Likely because it’s not an easy problem to resolve, but in the cloud the vibrant and innovative open-source community has made some real progress.  There, we have a number of competing approaches too.  One is orchestration and management through a single tool with specialized plugins for each hosting environment.  This is what OpenStack does.  A second is infrastructure abstraction, where an abstract “host” is defined and exposed for use, and a lower layer then maps that abstraction to a variety of “real” hosting options, both in the data center and the cloud.  The final one is federation, which recognizes different administrative/management entities exist, and tries to work with that reality.

Federation as a concept really goes back to the network operators.  Operators have long been reluctant to give others any visibility into or control of their infrastructure, for the simple reasons that it would pose a competitive risk and create a risk of instability if the partner misused the capability.  The IPsphere Forum dealt with this by presuming that services were defined by the selling operator, and assembled from “elements” that were contributed by other operators.  An element had the properties of today’s intent models, meaning that what was inside was invisible and interchangeable.

The problem that the IPsphere Forum worked to address is similar to the one we find increasingly today because of highly architected or “managed” cloud services.  When public clouds were simply infrastructure-as-a-service (IaaS) virtual hosts, it was fairly straightforward to make deployment of something in the cloud look quite similar to data center deployment on virtual servers.  As we evolved toward things like functional/serverless computing, managed container services, and the use of web-service features in applications, we ended up with a situation not unlike the one found in multi-administration carrier services.

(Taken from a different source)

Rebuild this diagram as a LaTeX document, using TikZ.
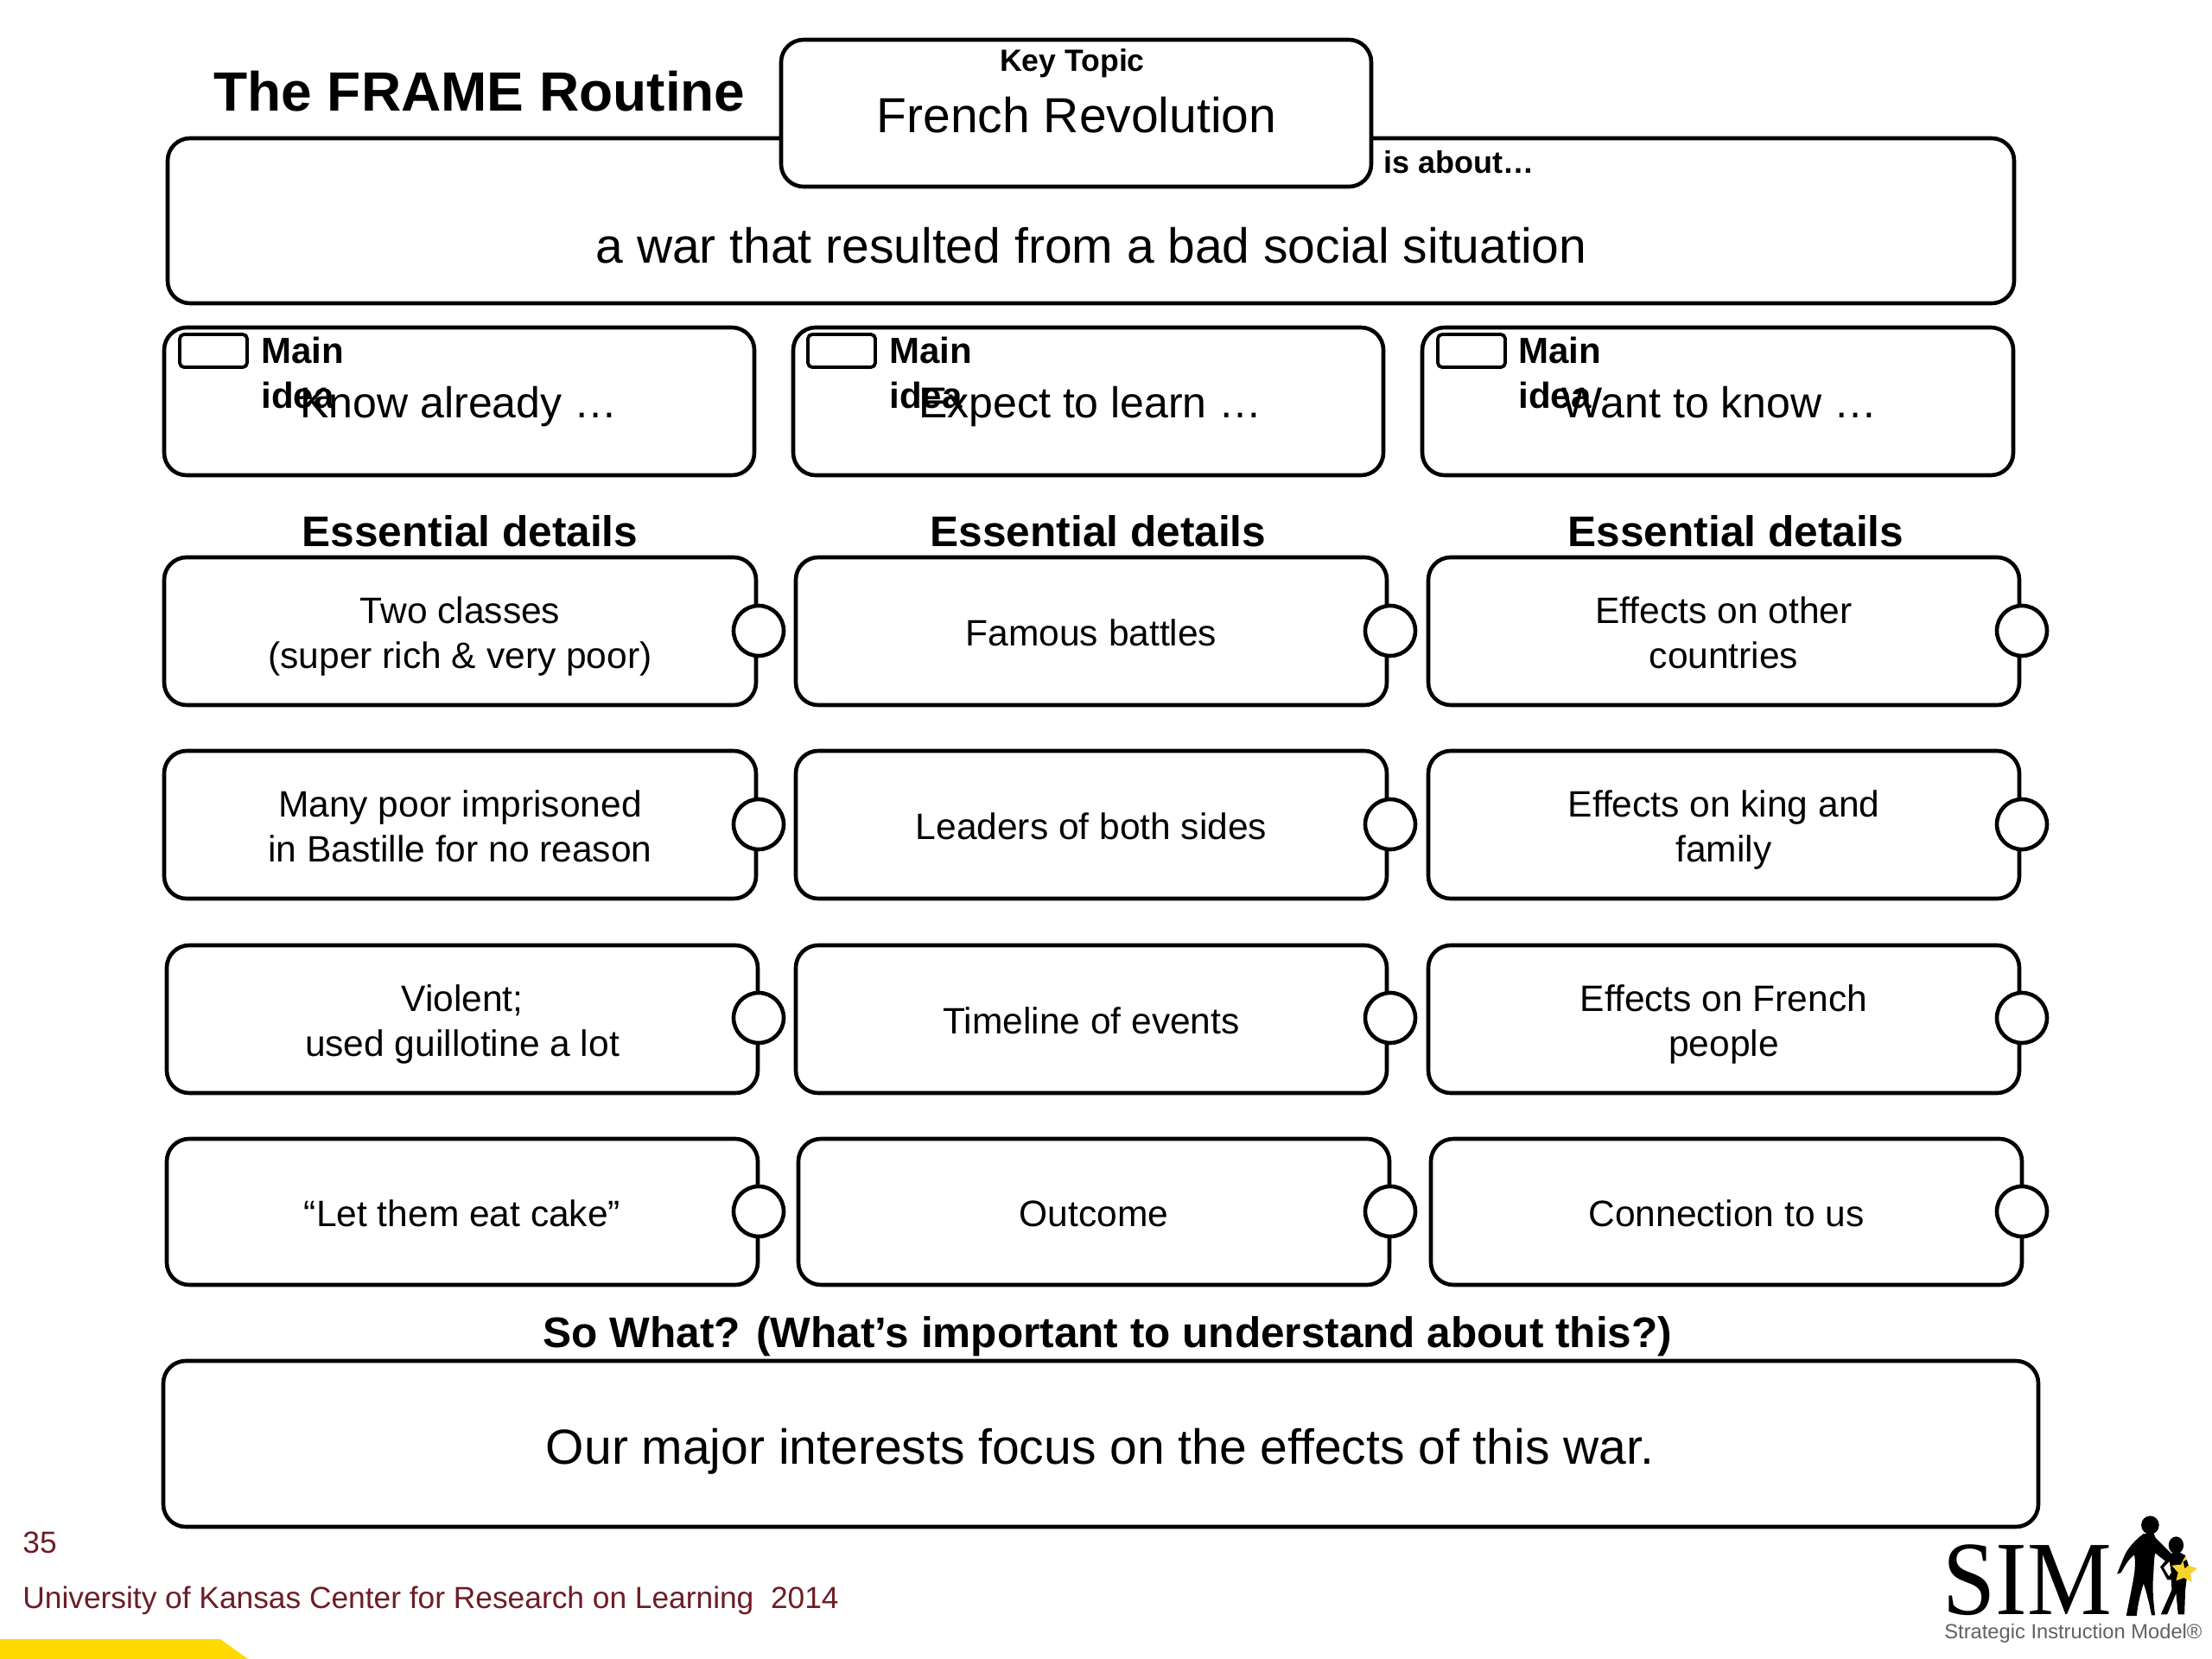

The relationship between administrative or architected entities and services overall is often called “federation” by the operator community.  The federation model recognizes that the contributing pieces of a service or application are autonomous elements with their own internal management and practices, and simply harnesses them based on externally exposed interfaces (hence my comment that it’s essentially an intent-modeled system).  Federation-modeled orchestration creates what’s effectively a multi-level process where we ask modeled administrative elements to do something that’s part of a higher-level vision of the service or application.

There are challenges associated with the federation model, the most significant of which emerge when the federation process hides properties of the infrastructure.  If we decide to scale or redeploy a component of an application or service from one administrative domain to another, the impact of the decision will depend on the quality of service in the new location.  That in turn will depend on the advertised internal behavior of the new location (which can be known) and on the way that the new location will impact overall workflow—which is harder to know.

The key term here is “workflow”, meaning the path of information movement among application components.  Suppose we deploy an instance of a component in Cloud A, and it happens that the hosting point within that cloud is across a continent, through a fairly large number of network hops, from the components we need to connect with.  The impact on overall performance will be different than it would be if the hosting point was in the same city as the partner components, but we don’t know where Cloud A will put the component, and Cloud A doesn’t know where the partner components are located.

Connectivity is another issue in federation, because it’s almost certain that address assignment within a federated element is controlled by the owner.  Lack of address control limits the options available for maintaining connectivity during redeployment of failed elements, and it can also impact security be making it difficult to predict the addresses of components and offer them protection through firewall-like mechanisms.

There’s a general increase in interest in virtual networking, particularly in SD-WAN form, as a means of dealing with connectivity.  Virtual networking creates, through some mechanism or another, an effective overlay network that disconnects the “logical” address of a user or resource from the physical network address and structure.  It’s the responsibility of the virtual network layer to maintain an association between the logical address and the physical address of the “node” that offers connectivity to the current location of the logical destination.

The cloud is promoting another network-related notion, which is the concept of the “service mesh”.  Remember that the cloud is a resilient and elastic hosting resource that necessarily has to be supplemented/supported by networking.  It does no good to replace or scale a component if you lose touch with what you’ve done.  A service mesh is designed to augment networking by including features to identify components and to provide load balancing if you scale them.  Thus, it tends to be more of a service abstraction layer than a connectivity layer alone.

Is there a unifying theme emerging here?  I think there is, though it’s still a bit murky.  We know that federation as a concept is essential because we know that individual cloud providers, network operators, and even data centers are going to be autonomous to a significant degree.  However, we also know that granularity to the level of administration is probably going to be a problem.  If everything that impacts reliability and performance is hidden inside an administrative element, then either specific measures to enhance these qualities aren’t available, or all the factors that you want considered have to be communicated to get a favorable outcome.  The latter isn’t practical.

What I think is the likely answer is a mixture of the federation model of old, with elements framed by administrations, and a more cloud-like model where elements are functionally defined.  To me, something based on a model hierarchy using TOSCA would be ideal, but even though TOSCA is about the cloud, it doesn’t seem as though this approach is gaining traction overall.  That means that while open-source components for cloud orchestration and federation are surely the best approach, getting them piecemeal and doing your own integration isn’t what enterprises tell me they want.

Today, I’d argue that VMware and Red Hat/IBM (in that order) are the most likely sources of a viable strategy.  VMware’s relationship with Amazon (primarily) and other cloud providers make it a contender in federation by definition, and Red Hat’s OpenShift is also a great approach to federated orchestration.  The company also seems determined to improve cloud integration and monitoring, and hybrid cloud is the main focus of its recent initiatives.  Best of all, the vehicle for nearly all the developments on federation in open source and the cloud center on the same technology, Kubernetes.

In early efforts like IPsphere, we never got our clocks chiming at the same time.  Vendors all tried to push things to favor their own product plans, and operators were inclined to blow in the wind.  It’s ironic to me that open source software, which has never had a central guiding body (or even goal) has somehow managed to collect itself on a unifying approach.  Maybe we need to rethink how market-driven solutions work!